В случае с Паниковским, которого Зяма исполнил легко и гениально, вся страна его запомнила именно по этой роли, потому что он вывел своего персонажа, как мы пытались вывести всю картину, с уровня анекдотичности на уровень узнаваемой реальности. Паниковский получился в фильме таким крупным образом потому, что взят он был не из одесского анекдота, а из российской жизни. Никакой одесский анекдот не просуществовал бы так долго, если бы за всем этим не проглянула бы некая судьба времени.
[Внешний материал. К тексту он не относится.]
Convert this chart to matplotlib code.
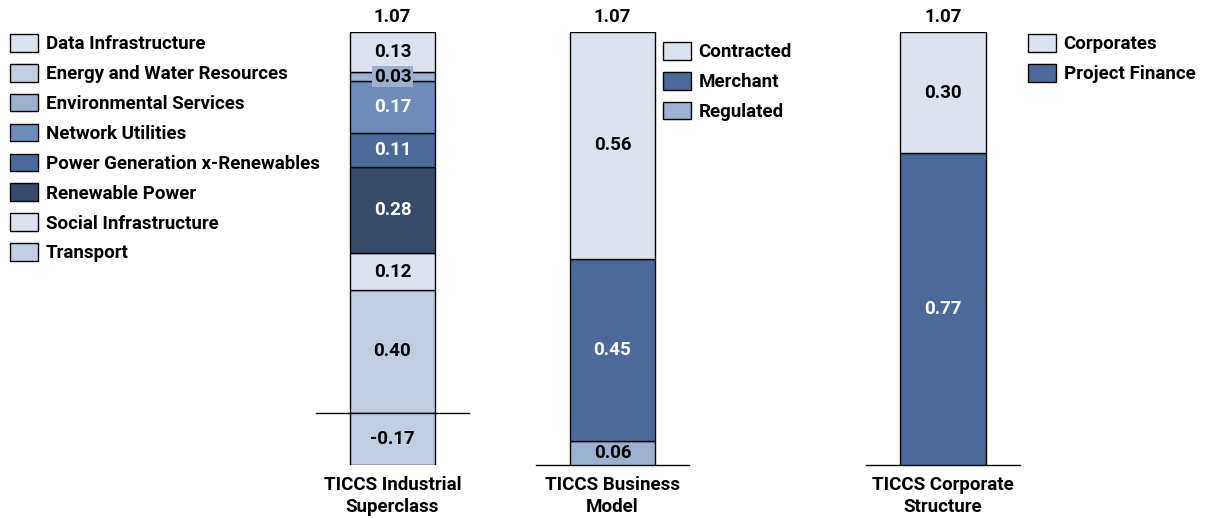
import numpy as np
import matplotlib
matplotlib.use('Agg')
import matplotlib.pyplot as plt
from matplotlib.patches import Patch

plt.rcParams['font.family'] = ['Roboto', 'DejaVu Sans']
plt.rcParams['font.weight'] = 'bold'

FS = 13.5

# TICCS Industrial Superclass (legend order)
industry_names = [
    'Data Infrastructure',
    'Energy and Water Resources',
    'Environmental Services',
    'Network Utilities',
    'Power Generation x-Renewables',
    'Renewable Power',
    'Social Infrastructure',
    'Transport',
]
industry_values = [0.13, -0.17, 0.03, 0.17, 0.11, 0.28, 0.12, 0.40]
industry_colors = ['#DDE3EE', '#C2CDE0', '#9CB0CF', '#6C8DBA',
                   '#4A6A9A', '#374A6A', '#DDE3EE', '#C2CDE0']
industry_text = ['black', 'black', 'black', 'white',
                 'white', 'white', 'black', 'black']

# TICCS Business Model
model_names = ['Contracted', 'Merchant', 'Regulated']
model_values = [0.56, 0.45, 0.06]
model_colors = ['#DDE3EE', '#4A6A9A', '#9CB0CF']
model_text = ['black', 'white', 'black']

# TICCS Corporate Structure
struct_names = ['Corporates', 'Project Finance']
struct_values = [0.30, 0.77]
struct_colors = ['#DDE3EE', '#4A6A9A']
struct_text = ['black', 'white']

panel_titles = ['TICCS Industrial\nSuperclass', 'TICCS Business\nModel',
                'TICCS Corporate\nStructure']

W, H = 1208, 518
fig = plt.figure(figsize=(W / 100, H / 100), dpi=100)


def px_axes(x0, x1, y0, y1):
    return fig.add_axes([x0 / W, 1 - y1 / H, (x1 - x0) / W, (y1 - y0) / H])


def stacked_bar(ax, values, colors, text_colors, title, boxed=()):
    # stack bottom-up in reverse legend order, negatives below zero
    pos_bottom = 0.0
    neg_bottom = 0.0
    for i in reversed(range(len(values))):
        v = values[i]
        if v >= 0:
            b = pos_bottom
            pos_bottom += v
        else:
            b = neg_bottom
            neg_bottom += v
        ax.bar(0, v, bottom=b, width=0.56, color=colors[i],
               edgecolor='black', linewidth=1.0, zorder=2)
        kw = {}
        if i in boxed:
            kw['bbox'] = dict(facecolor=colors[i], edgecolor='none', pad=1.0)
        ax.text(0, b + v / 2, '{:.2f}'.format(v), ha='center', va='center',
                color=text_colors[i], fontsize=FS, fontweight='bold',
                zorder=3, **kw)
    total = sum(values)
    ax.annotate('{:.2f}'.format(total), (0, pos_bottom), xytext=(0, 4),
                textcoords='offset points', ha='center', va='bottom',
                fontsize=FS, fontweight='bold', annotation_clip=False)
    ax.set_xlim(-0.5, 0.5)
    ax.set_ylim(neg_bottom, pos_bottom)
    for s in ax.spines.values():
        s.set_visible(False)
    ax.axhline(0, color='black', linewidth=1.0, zorder=1, clip_on=False)
    ax.set_yticks([])
    ax.set_xticks([0])
    ax.set_xticklabels([title], fontsize=FS, fontweight='bold',
                       linespacing=1.25)
    ax.tick_params(axis='x', length=0, pad=8)


def add_legend(names, colors, x, y):
    handles = [Patch(facecolor=c, edgecolor='black', linewidth=1.0)
               for c in colors]
    fig.legend(handles, names, loc='upper left',
               bbox_to_anchor=(x / W, 1 - y / H), frameon=False,
               prop={'size': FS, 'weight': 'bold'},
               handlelength=1.5, handleheight=1.07, handletextpad=0.4,
               labelspacing=0.57, borderaxespad=0, borderpad=0)


ax1 = px_axes(316, 469, 32, 465)
stacked_bar(ax1, industry_values, industry_colors, industry_text,
            panel_titles[0], boxed=(2,))
ax2 = px_axes(536, 689, 32, 465)
stacked_bar(ax2, model_values, model_colors, model_text, panel_titles[1])
ax3 = px_axes(866, 1020, 32, 465)
stacked_bar(ax3, struct_values, struct_colors, struct_text, panel_titles[2])

add_legend(industry_names, industry_colors, 10, 34)
add_legend(model_names, model_colors, 663, 42)
add_legend(struct_names, struct_colors, 1028, 34)

fig.savefig('out.png', dpi=100)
Не знаю, правда ли то, что Зяма не был доволен тем, что страна его запомнила прежде всего Паниковским, но в любом случае бесполезно сетовать или не сетовать, быть довольным или не быть довольным тем, что твоя популярность складывается на материале менее серьезном, чем тебе хотелось бы, что ты прославился не в Шекспире и не в Достоевском.
Как там ни говори и ни рассуждай, а все решает уровень той литературы, которую берет себе на исполнение артист. А когда происходит стык двух крупных художников - драматурга и артиста, то высекаются искры и рождается талантливое произведение, которое начинает жить в людях как самостоятельный объект памяти.
Когда у Гердта начались нелады в образцовском театре, он был в несколько выбитом состоянии. Но, тем не менее, нашел в себе силы и принял решение покончить с этим делом. У Образцова он больше не имел возможности проявлять себя так, как хотел, и уже перерос рамки этого вида искусства. На мой взгляд, условность кукольного театра, его формы и границы давно теснили Гердта, поскольку он был человеком огромных возможностей, огромного полета мысли и фантазии. Он глубоко чувствовал реальную жизнь и обладал огромной силы природным юмором. Гердт не был остряком, он просто был весь пропитан юмором жизни, замечал его и не упускал. А возможность взгляда на жизнь и ее проявления сквозь юмор помогает человеку жить и преодолевать любые сложности. Я бы назвал гердтовский юмор "юмором со знаком плюс". Если он говорил о каком-то предмете или, например, об известном человеке с юмором, то это никогда не роняло ни предмет, ни человека. Напротив, поднимало, подсвечивало и подкрашивало каким-то особым светом.
Кинорежиссеры очень зависимы от стечения обстоятельств, в смысле работы. Когда мы работали в Ленинграде, у меня по бедности не было пальто. Ходил в чем попало. И вот Зямка подарил мне шубу. Такую роскошную, бежево-белую, из искусственного меха. Она была не просто необычной, а жутко пижонской! Зяме она была велика, а мне пришлась в самую пору. Но эту шубу ожидала жуткая участь. Примерно через год я поехал в ней в Магнитогорск собирать материал для документального фильма о металлургах. И пока я ходил в этой шубе по литейному и доменному цехам, она из бежевой превратилась в черную. Но не в благородно-черную, а в беспризорно-страшное одеяние. Ни одна химчистка ее, разумеется, не взяла. Таким образом, Зяма, как Паратов, как щедрый русский купец, бросил с барского плеча шубу, а я, как бестолково-нелепый Карандышев, угробил ее почем зря.